**The problem**
Restate the listing that follows word for word, without its pictures.

**Supplied data**
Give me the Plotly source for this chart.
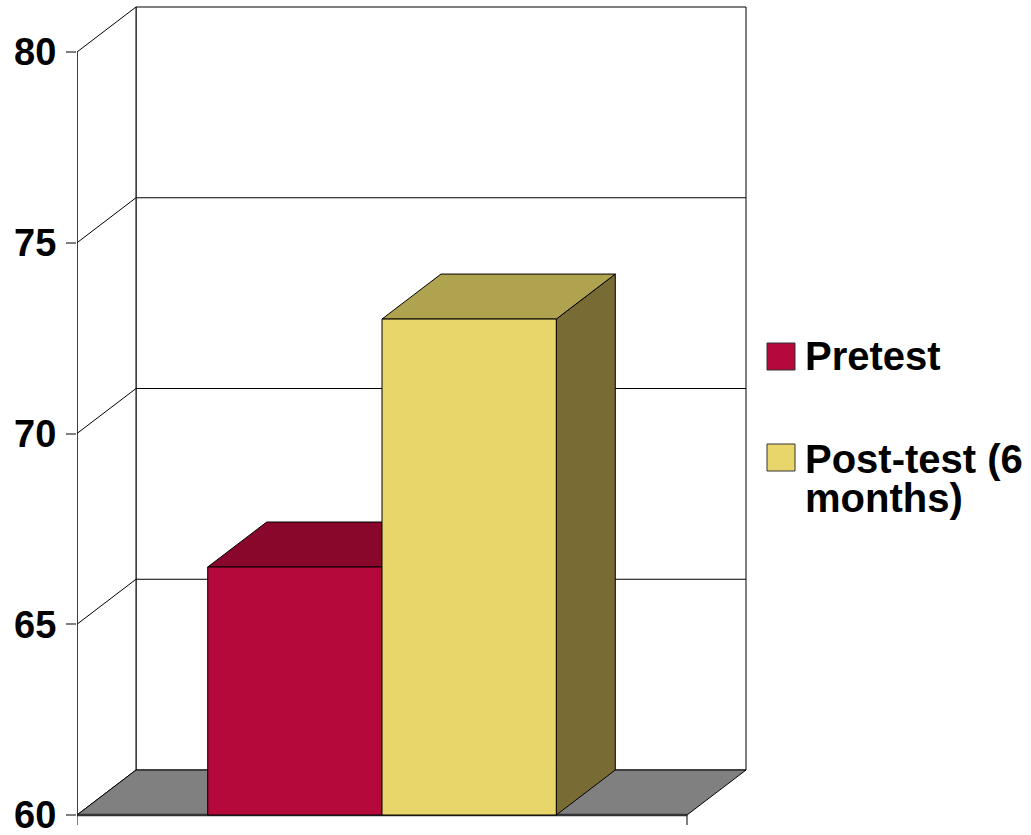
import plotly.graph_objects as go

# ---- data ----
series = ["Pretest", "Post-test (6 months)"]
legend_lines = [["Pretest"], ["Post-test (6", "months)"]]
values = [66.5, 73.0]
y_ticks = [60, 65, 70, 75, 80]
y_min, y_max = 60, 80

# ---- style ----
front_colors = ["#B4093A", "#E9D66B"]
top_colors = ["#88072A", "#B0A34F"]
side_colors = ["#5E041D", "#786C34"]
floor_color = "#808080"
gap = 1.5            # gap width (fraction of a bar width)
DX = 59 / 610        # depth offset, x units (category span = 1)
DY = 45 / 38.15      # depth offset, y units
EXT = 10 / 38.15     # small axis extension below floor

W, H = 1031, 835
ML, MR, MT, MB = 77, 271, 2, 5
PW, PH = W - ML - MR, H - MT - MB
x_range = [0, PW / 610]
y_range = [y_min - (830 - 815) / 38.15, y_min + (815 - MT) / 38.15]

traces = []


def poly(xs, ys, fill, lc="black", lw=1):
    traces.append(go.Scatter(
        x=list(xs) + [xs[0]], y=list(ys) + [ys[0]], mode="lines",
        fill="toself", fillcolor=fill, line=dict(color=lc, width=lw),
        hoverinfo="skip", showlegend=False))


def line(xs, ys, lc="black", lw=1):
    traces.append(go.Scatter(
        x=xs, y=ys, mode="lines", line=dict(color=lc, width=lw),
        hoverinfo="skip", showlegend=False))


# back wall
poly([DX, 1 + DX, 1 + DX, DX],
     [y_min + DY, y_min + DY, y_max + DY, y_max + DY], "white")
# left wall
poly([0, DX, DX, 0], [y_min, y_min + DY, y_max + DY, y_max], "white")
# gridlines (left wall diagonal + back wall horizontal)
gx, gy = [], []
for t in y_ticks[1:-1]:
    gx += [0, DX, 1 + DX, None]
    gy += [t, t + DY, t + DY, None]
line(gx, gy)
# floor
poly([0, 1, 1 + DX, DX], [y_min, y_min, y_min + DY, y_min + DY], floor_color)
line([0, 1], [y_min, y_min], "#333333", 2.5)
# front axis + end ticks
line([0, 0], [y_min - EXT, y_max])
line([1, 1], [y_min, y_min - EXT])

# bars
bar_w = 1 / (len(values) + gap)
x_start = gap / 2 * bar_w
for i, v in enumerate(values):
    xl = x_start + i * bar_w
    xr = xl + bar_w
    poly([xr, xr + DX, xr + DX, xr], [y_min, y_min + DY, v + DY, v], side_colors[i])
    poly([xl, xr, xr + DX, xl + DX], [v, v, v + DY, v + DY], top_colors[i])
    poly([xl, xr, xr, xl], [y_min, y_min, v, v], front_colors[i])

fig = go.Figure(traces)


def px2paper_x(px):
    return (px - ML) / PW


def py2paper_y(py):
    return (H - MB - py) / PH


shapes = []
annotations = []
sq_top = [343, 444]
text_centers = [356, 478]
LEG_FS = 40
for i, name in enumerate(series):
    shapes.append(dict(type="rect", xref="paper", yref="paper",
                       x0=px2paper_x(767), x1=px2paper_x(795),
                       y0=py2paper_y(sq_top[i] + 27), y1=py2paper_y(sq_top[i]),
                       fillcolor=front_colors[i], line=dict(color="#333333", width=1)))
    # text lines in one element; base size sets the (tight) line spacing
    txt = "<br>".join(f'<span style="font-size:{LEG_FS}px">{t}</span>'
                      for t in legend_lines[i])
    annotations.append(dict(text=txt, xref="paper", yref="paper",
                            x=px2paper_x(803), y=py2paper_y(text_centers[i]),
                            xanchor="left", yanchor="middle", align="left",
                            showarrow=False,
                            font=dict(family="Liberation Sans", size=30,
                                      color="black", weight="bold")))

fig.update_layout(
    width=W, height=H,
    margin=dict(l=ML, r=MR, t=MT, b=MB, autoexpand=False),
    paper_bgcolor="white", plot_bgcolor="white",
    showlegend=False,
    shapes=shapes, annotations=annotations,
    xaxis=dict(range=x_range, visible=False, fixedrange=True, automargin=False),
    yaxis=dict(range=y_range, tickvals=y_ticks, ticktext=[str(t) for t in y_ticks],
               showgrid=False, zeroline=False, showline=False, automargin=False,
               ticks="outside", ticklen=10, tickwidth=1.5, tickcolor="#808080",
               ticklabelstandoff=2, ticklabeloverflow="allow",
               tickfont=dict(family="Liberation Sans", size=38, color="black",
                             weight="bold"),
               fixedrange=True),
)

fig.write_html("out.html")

**Result of this exercise**
Give me the Plotly source for this chart.
import plotly.graph_objects as go

# ---- data ----
series = ["Pretest", "Post-test (6 months)"]
legend_lines = [["Pretest"], ["Post-test (6", "months)"]]
values = [66.5, 73.0]
y_ticks = [60, 65, 70, 75, 80]
y_min, y_max = 60, 80

# ---- style ----
front_colors = ["#B4093A", "#E9D66B"]
top_colors = ["#88072A", "#B0A34F"]
side_colors = ["#5E041D", "#786C34"]
floor_color = "#808080"
gap = 1.5            # gap width (fraction of a bar width)
DX = 59 / 610        # depth offset, x units (category span = 1)
DY = 45 / 38.15      # depth offset, y units
EXT = 10 / 38.15     # small axis extension below floor

W, H = 1031, 835
ML, MR, MT, MB = 77, 271, 2, 5
PW, PH = W - ML - MR, H - MT - MB
x_range = [0, PW / 610]
y_range = [y_min - (830 - 815) / 38.15, y_min + (815 - MT) / 38.15]

traces = []


def poly(xs, ys, fill, lc="black", lw=1):
    traces.append(go.Scatter(
        x=list(xs) + [xs[0]], y=list(ys) + [ys[0]], mode="lines",
        fill="toself", fillcolor=fill, line=dict(color=lc, width=lw),
        hoverinfo="skip", showlegend=False))


def line(xs, ys, lc="black", lw=1):
    traces.append(go.Scatter(
        x=xs, y=ys, mode="lines", line=dict(color=lc, width=lw),
        hoverinfo="skip", showlegend=False))


# back wall
poly([DX, 1 + DX, 1 + DX, DX],
     [y_min + DY, y_min + DY, y_max + DY, y_max + DY], "white")
# left wall
poly([0, DX, DX, 0], [y_min, y_min + DY, y_max + DY, y_max], "white")
# gridlines (left wall diagonal + back wall horizontal)
gx, gy = [], []
for t in y_ticks[1:-1]:
    gx += [0, DX, 1 + DX, None]
    gy += [t, t + DY, t + DY, None]
line(gx, gy)
# floor
poly([0, 1, 1 + DX, DX], [y_min, y_min, y_min + DY, y_min + DY], floor_color)
line([0, 1], [y_min, y_min], "#333333", 2.5)
# front axis + end ticks
line([0, 0], [y_min - EXT, y_max])
line([1, 1], [y_min, y_min - EXT])

# bars
bar_w = 1 / (len(values) + gap)
x_start = gap / 2 * bar_w
for i, v in enumerate(values):
    xl = x_start + i * bar_w
    xr = xl + bar_w
    poly([xr, xr + DX, xr + DX, xr], [y_min, y_min + DY, v + DY, v], side_colors[i])
    poly([xl, xr, xr + DX, xl + DX], [v, v, v + DY, v + DY], top_colors[i])
    poly([xl, xr, xr, xl], [y_min, y_min, v, v], front_colors[i])

fig = go.Figure(traces)


def px2paper_x(px):
    return (px - ML) / PW


def py2paper_y(py):
    return (H - MB - py) / PH


shapes = []
annotations = []
sq_top = [343, 444]
text_centers = [356, 478]
LEG_FS = 40
for i, name in enumerate(series):
    shapes.append(dict(type="rect", xref="paper", yref="paper",
                       x0=px2paper_x(767), x1=px2paper_x(795),
                       y0=py2paper_y(sq_top[i] + 27), y1=py2paper_y(sq_top[i]),
                       fillcolor=front_colors[i], line=dict(color="#333333", width=1)))
    # text lines in one element; base size sets the (tight) line spacing
    txt = "<br>".join(f'<span style="font-size:{LEG_FS}px">{t}</span>'
                      for t in legend_lines[i])
    annotations.append(dict(text=txt, xref="paper", yref="paper",
                            x=px2paper_x(803), y=py2paper_y(text_centers[i]),
                            xanchor="left", yanchor="middle", align="left",
                            showarrow=False,
                            font=dict(family="Liberation Sans", size=30,
                                      color="black", weight="bold")))

fig.update_layout(
    width=W, height=H,
    margin=dict(l=ML, r=MR, t=MT, b=MB, autoexpand=False),
    paper_bgcolor="white", plot_bgcolor="white",
    showlegend=False,
    shapes=shapes, annotations=annotations,
    xaxis=dict(range=x_range, visible=False, fixedrange=True, automargin=False),
    yaxis=dict(range=y_range, tickvals=y_ticks, ticktext=[str(t) for t in y_ticks],
               showgrid=False, zeroline=False, showline=False, automargin=False,
               ticks="outside", ticklen=10, tickwidth=1.5, tickcolor="#808080",
               ticklabelstandoff=2, ticklabeloverflow="allow",
               tickfont=dict(family="Liberation Sans", size=38, color="black",
                             weight="bold"),
               fixedrange=True),
)

fig.write_html("out.html")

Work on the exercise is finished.